Abstract:
“Bugün Sovyet Rusya, dostumuzdur, komşumuzdur, müttefikimizdir. Bu
dostluğa ihtiyacımız vardır. Fakat yarın ne olacağını kimse kestiremez. Tıpkı
Osmanlı İmparatorluğu gibi, tıpkı Avusturya-Macaristan İmparatorluğu gibi
parçalanabilir. Bugün elinde tuttuğu milletler, avuçlarından kaçabilirler. Dünya
yeni bir dengeye ulaşır. O zaman Türkiye ne yapacağını bilmelidir. Bizim, bu
dostumuzun idaresinde dili bir, inancı bir, öz kardeşlerimiz vardır. Onlara sahip
çıkmaya hazır olmalıyız.”
Gazi Mustafa Kemal Atatürk’ün Türk dünyası üzerine olan bu ön görüsü, 1991
yılında SSCB’nin dağılması neticesinde Azerbaycan, Kazakistan, Kırgızistan,
Özbekistan ve Türkmenistan’ın bağımsız birer devlet olarak ortaya çıkmalarıyla
oldukça anlamlı bir duruma gelmiştir. Bu tarihe kadar Türkiye, Sovyetler Birliği
içerisindeki soydaşlarıyla oldukça sınırlı bir ilişki içerisinde olmuştur. Ancak
1991 sonrası oldukça hızlı bir şekilde birçok alanda karşılıklı işbirliği ve ortak
çalışmalar yapılmış ve yapılmaya da devam etmektedir.

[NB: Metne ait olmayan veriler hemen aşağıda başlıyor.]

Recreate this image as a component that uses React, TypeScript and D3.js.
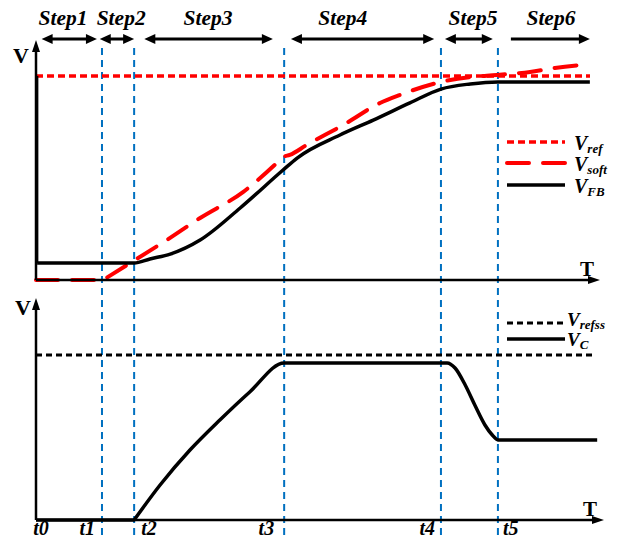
import React from 'react';
import * as d3 from 'd3';

// ---- data (time in arbitrary units, voltage normalised) ----
const tMarks = [0, 1.17, 1.74, 4.4, 7.18, 8.19];
const tLabels = ['t0', 't1', 't2', 't3', 't4', 't5'];

const stepNames = ['Step1', 'Step2', 'Step3', 'Step4', 'Step5', 'Step6'];
const stepStart = [0.1, 1.13, 1.92, 4.52, 7.25, 8.42];
const stepEnd = [1.08, 1.74, 4.2, 7.06, 8.1, 9.82];
const stepLabelPos = [0.48, 1.51, 3.05, 5.44, 7.75, 9.13];
const stepLeftHead = [true, true, true, true, true, false];

const vRef = 1.0;
const vRefss = 1.0;

const vfbT = [0.02, 0.02, 1.74, 2.02, 2.38, 2.91, 3.62, 4.38, 4.63, 5.39, 5.98, 6.63, 7.18, 7.7, 8.19, 9.82];
const vfbV = [1.0, 0.083, 0.083, 0.103, 0.127, 0.196, 0.353, 0.539, 0.598, 0.711, 0.784, 0.868, 0.936, 0.961, 0.971, 0.971];

const vsoftT = [0, 1.19, 2.32, 2.91, 3.67, 4.27, 4.38, 4.5, 4.8, 5.48, 6.1, 6.45, 7.18, 7.7, 8.17, 8.76, 9.2, 9.82];
const vsoftV = [0, 0, 0.196, 0.304, 0.431, 0.574, 0.603, 0.613, 0.662, 0.765, 0.868, 0.907, 0.971, 0.995, 1.005, 1.02, 1.039, 1.059];

const vcT = [0, 1.74, 2.2, 2.73, 3.26, 3.79, 4.4, 7.29, 7.43, 7.61, 7.78, 7.96, 8.09, 8.19, 9.95];
const vcV = [0, 0, 0.212, 0.424, 0.606, 0.776, 0.952, 0.952, 0.921, 0.818, 0.697, 0.576, 0.515, 0.485, 0.485];

const FONT = '"Liberation Serif", "Times New Roman", serif';
const BLUE = '#0070C0';
const RED = '#FF0000';

export default function App() {
  const x = d3.scaleLinear().domain([0, 10]).range([36, 600]);
  const yT = d3.scaleLinear().domain([0, 1]).range([280, 76]);
  const yB = d3.scaleLinear().domain([0, 1]).range([520, 355]);

  const lineTop = d3
    .line<[number, number]>()
    .x((d) => x(d[0]))
    .y((d) => yT(d[1]))
    .curve(d3.curveMonotoneX);
  const lineTopLin = d3
    .line<[number, number]>()
    .x((d) => x(d[0]))
    .y((d) => yT(d[1]));
  const lineBot = d3
    .line<[number, number]>()
    .x((d) => x(d[0]))
    .y((d) => yB(d[1]))
    .curve(d3.curveMonotoneX);
  const lineBotLin = d3
    .line<[number, number]>()
    .x((d) => x(d[0]))
    .y((d) => yB(d[1]));

  const vfbPts: [number, number][] = vfbT.map((t, i) => [t, vfbV[i]]);
  const vsoftPts: [number, number][] = vsoftT.map((t, i) => [t, vsoftV[i]]);
  const vcPts: [number, number][] = vcT.map((t, i) => [t, vcV[i]]);

  const vfbVert = lineTopLin(vfbPts.slice(0, 2)) as string;
  const vfbRest = lineTop(vfbPts.slice(1)) as string;

  // Vsoft: flat + straight ramp, then smooth
  const vsoftD = (lineTopLin(vsoftPts.slice(0, 3)) as string) + (lineTop(vsoftPts.slice(2)) as string).replace(/^M/, 'L');
  // VC: flat, then rise from t2
  const vcD = (lineBotLin(vcPts.slice(0, 2)) as string) + (lineBot(vcPts.slice(1)) as string).replace(/^M/, 'L');

  const labelAnchor = ['middle', 'end', 'start', 'end', 'end', 'start'];
  const labelDx = [5, -7, 7, -10, -6, 5];

  const arrowY = 39;

  return (
    <svg
      width={622}
      height={539}
      style={{ position: 'absolute', left: 0, top: 0, background: '#fff' }}
      fontFamily={FONT}
    >
      {/* Step arrows */}
      {stepNames.map((s, i) => {
        const x1 = x(stepStart[i]);
        const x2 = x(stepEnd[i]);
        const hl = 11;
        const hw = 5;
        return (
          <g key={s}>
            <line
              x1={stepLeftHead[i] ? x1 + hl - 1 : x1}
              x2={x2 - hl + 1}
              y1={arrowY}
              y2={arrowY}
              stroke="#000"
              strokeWidth={3}
            />
            <path d={`M${x2},${arrowY} L${x2 - hl},${arrowY - hw} L${x2 - hl},${arrowY + hw} Z`} fill="#000" />
            {stepLeftHead[i] && (
              <path d={`M${x1},${arrowY} L${x1 + hl},${arrowY - hw} L${x1 + hl},${arrowY + hw} Z`} fill="#000" />
            )}
            <text
              x={x(stepLabelPos[i])}
              y={25}
              textAnchor="middle"
              fontSize={22}
              fontWeight="bold"
              fontStyle="italic"
              textLength={49}
              lengthAdjust="spacingAndGlyphs"
            >
              {s}
            </text>
          </g>
        );
      })}

      {/* blue dashed time markers */}
      {tMarks.slice(1).map((t, i) => (
        <line
          key={'tm' + i}
          x1={x(t)}
          x2={x(t)}
          y1={48}
          y2={539}
          stroke={BLUE}
          strokeWidth={2}
          strokeDasharray="7 5"
        />
      ))}

      {/* ---------- Top chart ---------- */}
      <path
        d={vsoftD}
        fill="none"
        stroke={RED}
        strokeWidth={4}
        strokeDasharray="22 14"
        strokeLinecap="round"
      />
      <line
        x1={x(0)}
        x2={590}
        y1={yT(vRef)}
        y2={yT(vRef)}
        stroke={RED}
        strokeWidth={3.5}
        strokeDasharray="7 4"
      />
      <path d={vfbVert} fill="none" stroke="#000" strokeWidth={2.5} />
      <path d={vfbRest} fill="none" stroke="#000" strokeWidth={3.5} />

      {/* top axes */}
      <line x1={x(0)} x2={x(0)} y1={280} y2={50} stroke="#000" strokeWidth={2.5} />
      <path d={`M${x(0)},40 L${x(0) - 4},52 L${x(0) + 4},52 Z`} fill="#000" />
      <line x1={x(0)} x2={590} y1={280} y2={280} stroke="#000" strokeWidth={2.5} />
      <path d={`M600,280 L588,276 L588,284 Z`} fill="#000" />
      <text x={21} y={63} textAnchor="middle" fontSize={22} fontWeight="bold">V</text>
      <text x={587} y={276} textAnchor="middle" fontSize={21} fontWeight="bold">T</text>

      {/* top legend */}
      <line x1={507} x2={565} y1={142} y2={142} stroke={RED} strokeWidth={3.5} strokeDasharray="7 4" />
      <line x1={507} x2={565} y1={163} y2={163} stroke={RED} strokeWidth={4} strokeDasharray="22 14" strokeLinecap="round" />
      <line x1={507} x2={565} y1={185} y2={185} stroke="#000" strokeWidth={3.5} />
      <text x={574} y={150} fontSize={20} fontWeight="bold" fontStyle="italic">
        V<tspan fontSize={13} dy={3}>ref</tspan>
      </text>
      <text x={574} y={171} fontSize={20} fontWeight="bold" fontStyle="italic">
        V<tspan fontSize={13} dy={3}>soft</tspan>
      </text>
      <text x={574} y={193} fontSize={20} fontWeight="bold" fontStyle="italic">
        V<tspan fontSize={13} dy={3}>FB</tspan>
      </text>

      {/* ---------- Bottom chart ---------- */}
      <line
        x1={x(0)}
        x2={594}
        y1={yB(vRefss)}
        y2={yB(vRefss)}
        stroke="#000"
        strokeWidth={3}
        strokeDasharray="6 4"
      />
      <path d={vcD} fill="none" stroke="#000" strokeWidth={3.5} strokeLinejoin="round" />

      <line x1={x(0)} x2={x(0)} y1={520} y2={308} stroke="#000" strokeWidth={2.5} />
      <path d={`M${x(0)},298 L${x(0) - 4},310 L${x(0) + 4},310 Z`} fill="#000" />
      <line x1={x(0)} x2={594} y1={520} y2={520} stroke="#000" strokeWidth={2.5} />
      <path d={`M604,520 L592,516 L592,524 Z`} fill="#000" />
      <text x={23} y={315} textAnchor="middle" fontSize={22} fontWeight="bold">V</text>
      <text x={590} y={516} textAnchor="middle" fontSize={21} fontWeight="bold">T</text>

      {/* bottom legend */}
      <line x1={507} x2={565} y1={323} y2={323} stroke="#000" strokeWidth={3} strokeDasharray="6 4" />
      <line x1={507} x2={565} y1={339} y2={339} stroke="#000" strokeWidth={3.5} />
      <text x={567} y={326} fontSize={19} fontWeight="bold" fontStyle="italic">
        V<tspan fontSize={13} dy={3}>refss</tspan>
      </text>
      <text x={567} y={346} fontSize={19} fontWeight="bold" fontStyle="italic">
        V<tspan fontSize={13} dy={3}>C</tspan>
      </text>

      {/* time labels */}
      {tMarks.map((t, i) => (
        <text
          key={'tl' + i}
          x={x(t) + labelDx[i]}
          y={535}
          textAnchor={labelAnchor[i] as any}
          fontSize={20}
          fontWeight="bold"
          fontStyle="italic"
        >
          {tLabels[i]}
        </text>
      ))}
    </svg>
  );
}
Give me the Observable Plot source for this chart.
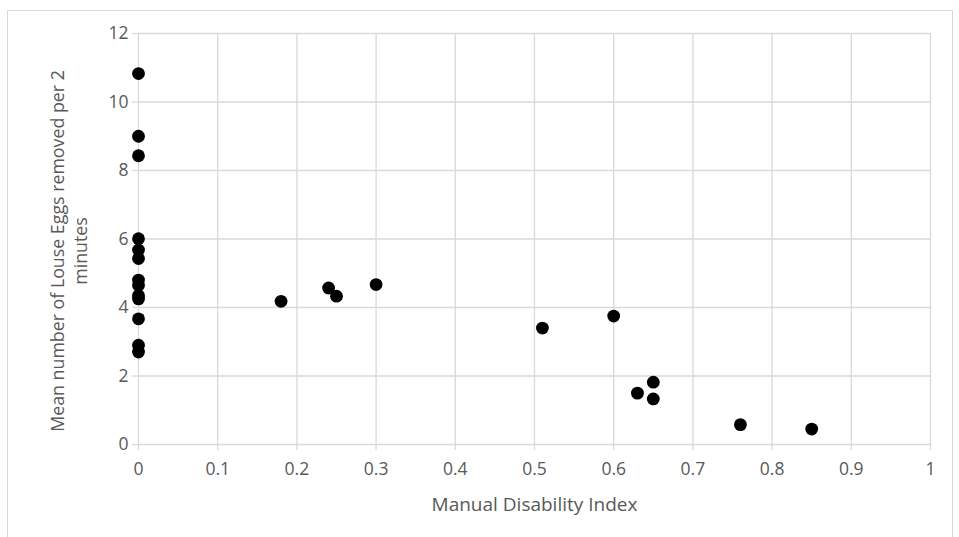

2021 yılı, 30 Ocak 2021 tarihli Resmî Gazete’de yayımlanan Genelge ile
Cumhurbaşkanlığımız tarafından “Yunus Emre ve Türkçe Yılı” olarak ilan
edilmiş ve bu kapsamda “Dünya Dili Türkçe” adıyla etkinliklerin düzenleneceği
duyurulmuştur. 2021 yılı aynı zamanda Sovyet Birliği’nin dağılmasının ardından
1991’de bağımsızlığına kavuşan beş Türk cumhuriyetinin bağımsızlıklarının da
30. yılıdır. Bu vesileyle Ses Bayrağımız Türkçemizin medeniyet dili kimliğini
ortaya koymak amacıyla Türk Dünyası Edebiyatı (Türkiye Dışındaki Modern
Türk Edebiyatı) adıyla bir armağan kitap hazırlamayı ve bağımsızlıklarının 30.
yılını kutlayan Azerbaycan, Kazakistan, Kırgızistan, Özbekistan ve Türkmenistan
Cumhuriyetlerinin bağımsız birer devlet olmalarının 30. yılına armağan etmeyi
kendimize gaye edinerek bu kitabı hazırladık.
1991’den 2021’e kadar olan süreçte anlaşıldığı üzere gerek bağımsız birer devlet
gerek özerk statüde veya azınlık durumunda olsun Türk toplulukları arasındaki
siyasi ve ekonomik ilişkilerin düzeyini belirlemede kültürel çalışmaların büyük bir
önemi haiz olduğu aşikârdır. Bu noktada Türklük Bilimi çalışanlarının da üzerine
düşen görevler bulunmaktadır. Bu hassasiyetle yola çıkarak hazırladığımız armağan
kitabında Türk Dünyası edebiyatının birçok farklı sahası üzerine kaleme alınmış
yazılar bulacaksınız. Amacımız Türk kültürüne hizmet ve Türk Dünyası edebiyatı
üzerine yapılacak çalışmalara bir katkı sağlamaktı. Umarız bir nebze de olsun
bunu başarmışızdır. Kitaba yazılarıyla destek olan tüm yazarlarımıza, danışma
kurulundaki akademisyenlere ve Ihlamur Yayınevi’ne teşekkürü bir borç bilirim.